Who contributes & who is blamed for marine pollution

Runoff to the Barrier Reef comes from, towns (some many kilometers upstream on the rivers as well as the coastal ones), small local industries, cane, bananas, mango and other farms and aquaculture farms. They all contribute to the pollution problems. However, aquaculture and some other industries with a definite outlet pipe have huge remediation and compliance costs. Many others have a diffuse outlet, far greater but they have no monitoring and none of the huge add-on costs.

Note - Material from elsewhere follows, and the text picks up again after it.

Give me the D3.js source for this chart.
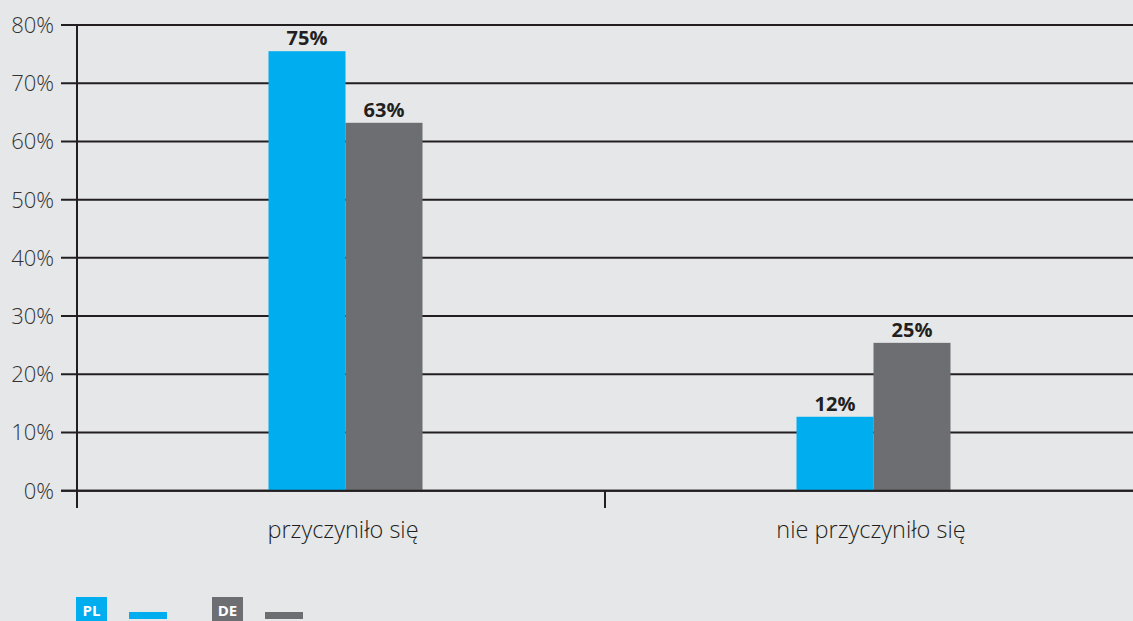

Off the Adelaide coast there has been very serious loss of the sea-grass meadows and consequent large scale long-shore sand drift resulting in a lowering of the beaches in many places by several metres and very expensive sand trucking and dredging operations. This was caused by a combination of treated sewage effluent outfall and storm-water runoff. The high nutrient water discharged this way encouraged the growth of large amounts of small algae on the sea-grass leaves and the combination of the shading effects of all this algae plus the sediments from the runoff and outfalls shaded the sea-grass so much that it died. Storm-water is very high in nutrients and may contain other many other pollutants. It contains runoff from over watered and over fertilized gardens plus it is the dogs’ sewage system, although this latter is slowly beginning to improve in many places. This damage was clearly a mainly community pollution problem that has seriously impacted on the Adelaide coastal environment.

We all need to be aware of what we throw or pour into drains or onto streets. It is a cumulative community problem and we all need to think where we wash out that paint brush, discharge our swimming pool backwash or where we toss rubbish. It all ends in the sea or in lakes and rivers.